### WHAT THE TASK REQUIRES:
Retype every line from the start of the data down to and including the line with "inner sep=0pt, anchor=north west] (net)". Skip the pictures.

### SUPPLIED INFORMATION:
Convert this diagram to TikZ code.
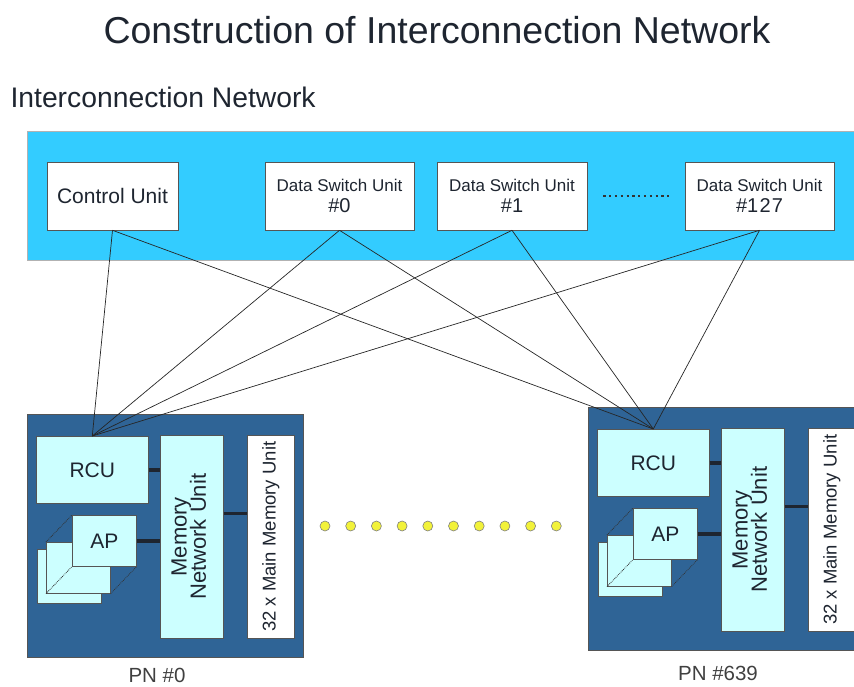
\documentclass[tikz,border=0pt]{standalone}
\usepackage{fontspec}
\usepackage{graphicx}
\setmainfont{Liberation Sans}
\definecolor{netcyan}{HTML}{33CCFF}
\definecolor{pnblue}{HTML}{2F6496}
\definecolor{unitcyan}{HTML}{CCFFFF}
\definecolor{edgegray}{HTML}{555555}
\definecolor{dotyellow}{HTML}{F2F23A}
\definecolor{inkdark}{HTML}{1E2530}
\tikzset{
  unitbox/.style={draw=edgegray, line width=0.6pt, fill=white, inner sep=0pt, align=center,
    text=inkdark, font=\fontsize{17}{21}\selectfont},
  pnunit/.style={draw=edgegray, line width=0.6pt, fill=unitcyan, inner sep=0pt, align=center,
    text=inkdark, font=\fontsize{21}{24}\selectfont},
  link/.style={draw=black!85, line width=0.7pt},
  bus/.style={draw=inkdark, line width=3.4pt},
  hidden/.style={draw=black!80, line width=0.8pt, densely dotted},
}
\begin{document}
\begin{tikzpicture}[x=1pt,y=-1pt]
\useasboundingbox (0,0) rectangle (854,687);
\clip (0,0) rectangle (854,687);

% headings
\node[font=\fontsize{37.5}{42}\selectfont, text=inkdark] (title) at (437,30) {Construction of Interconnection Network};
\node[font=\fontsize{28.3}{32}\selectfont, text=inkdark, anchor=west] (nethead) at (7,97) {Interconnection Network};

% interconnection network band
\node[draw=gray!60, line width=0.6pt, fill=netcyan, minimum width=840pt, minimum height=129pt,
  inner sep=0pt, anchor=north west] (net) at (27,131) {};

\node[unitbox, minimum width=131pt, minimum height=68pt, font=\fontsize{21}{24}\selectfont] (cu) at (112.5,196) {Control Unit};
\node[unitbox, minimum width=149pt, minimum height=68pt] (d0) at (339.5,196) {Data Switch Unit\\{\fontsize{20}{22}\selectfont\#0}};
\node[unitbox, minimum width=150pt, minimum height=68pt] (d1) at (512,196) {Data Switch Unit\\{\fontsize{20}{22}\selectfont\#1}};
\node[unitbox, minimum width=149pt, minimum height=68pt] (d127) at (759.5,196) {Data Switch Unit\\{\fontsize{20}{22}\selectfont\#1\kern1.2pt2\kern1.2pt7}};
\draw[black!80, line width=1.6pt, dash pattern=on 2.2pt off 3.6pt] (d1.east) ++(16,0) coordinate (dsA) -- ([xshift=-15pt]d127.west) coordinate (dsB);

% processor nodes
\foreach \n/\ox/\oy/\ly/\lbl in {a/27/414/261/{PN \#0}, b/588/407/266/{PN \#639}}{
  \begin{scope}[shift={(\ox,\oy)}]
    \node[draw=edgegray, line width=0.6pt, fill=pnblue, minimum width=276pt, minimum height=243pt,
      inner sep=0pt, anchor=north west] (pn\n) at (0,0) {};
    \node[pnunit, minimum width=112pt, minimum height=67pt, anchor=north west] (rcu\n) at (9,22) {RCU};
    \node[pnunit, minimum width=63pt, minimum height=203pt, anchor=north west,
      font=\fontsize{22}{21}\selectfont] (mnu\n) at (133,21)
      {\rotatebox{90}{\begin{tabular}{@{}c@{}}Memory\\[-3pt]Network Unit\end{tabular}}};
    \node[unitbox, minimum width=47pt, minimum height=203pt, anchor=north west,
      font=\fontsize{18.5}{22}\selectfont] (mm\n) at (220,21) {\rotatebox{90}{32 x Main Memory Unit}};
    % stacked arithmetic processors
    \node[pnunit, minimum width=64pt, minimum height=54pt, anchor=north west] (apc\n) at (10,135) {};
    \node[pnunit, minimum width=64pt, minimum height=51pt, anchor=north west] (apb\n) at (19,128) {};
    \node[pnunit, minimum width=64pt, minimum height=51pt, anchor=north west] (ap\n) at (45,101) {AP};
    \draw[hidden] (apb\n.north west) -- (ap\n.north west);
    \draw[hidden] (apb\n.south east) -- (ap\n.south east);
    \draw[hidden] (apb\n.south west) -- (ap\n.south west);
    % internal buses
    \draw[bus] (rcu\n.east) -- (rcu\n.east -| mnu\n.west);
    \draw[bus] (ap\n.east) -- (ap\n.east -| mnu\n.west);
    \draw[bus] (mnu\n.east |- 0,99.5) coordinate (mb\n) -- (mm\n.west |- mb\n);
    \node[font=\fontsize{20.5}{24}\selectfont, text=black!75] (lbl\n) at (130,\ly) {\lbl};
  \end{scope}
}

% links from the network units to the processor nodes
\foreach \u in {cu,d0,d1,d127}{
  \draw[link] (\u.south) -- (rcua.north);
  \draw[link] (\u.south) -- (rcub.north);
}

% further processor nodes
\foreach \k in {0,...,9}{
  \node[circle, fill=dotyellow, draw=gray, line width=0.6pt, minimum size=10pt, inner sep=0pt]
    (dot\k) at (325+25.7*\k,526) {};
}
\end{tikzpicture}
\end{document}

### RESPONSE TO THIS EXERCISE:
Convert this diagram to TikZ code.
\documentclass[tikz,border=0pt]{standalone}
\usepackage{fontspec}
\usepackage{graphicx}
\setmainfont{Liberation Sans}
\definecolor{netcyan}{HTML}{33CCFF}
\definecolor{pnblue}{HTML}{2F6496}
\definecolor{unitcyan}{HTML}{CCFFFF}
\definecolor{edgegray}{HTML}{555555}
\definecolor{dotyellow}{HTML}{F2F23A}
\definecolor{inkdark}{HTML}{1E2530}
\tikzset{
  unitbox/.style={draw=edgegray, line width=0.6pt, fill=white, inner sep=0pt, align=center,
    text=inkdark, font=\fontsize{17}{21}\selectfont},
  pnunit/.style={draw=edgegray, line width=0.6pt, fill=unitcyan, inner sep=0pt, align=center,
    text=inkdark, font=\fontsize{21}{24}\selectfont},
  link/.style={draw=black!85, line width=0.7pt},
  bus/.style={draw=inkdark, line width=3.4pt},
  hidden/.style={draw=black!80, line width=0.8pt, densely dotted},
}
\begin{document}
\begin{tikzpicture}[x=1pt,y=-1pt]
\useasboundingbox (0,0) rectangle (854,687);
\clip (0,0) rectangle (854,687);

% headings
\node[font=\fontsize{37.5}{42}\selectfont, text=inkdark] (title) at (437,30) {Construction of Interconnection Network};
\node[font=\fontsize{28.3}{32}\selectfont, text=inkdark, anchor=west] (nethead) at (7,97) {Interconnection Network};

% interconnection network band
\node[draw=gray!60, line width=0.6pt, fill=netcyan, minimum width=840pt, minimum height=129pt,
  inner sep=0pt, anchor=north west] (net) at (27,131) {};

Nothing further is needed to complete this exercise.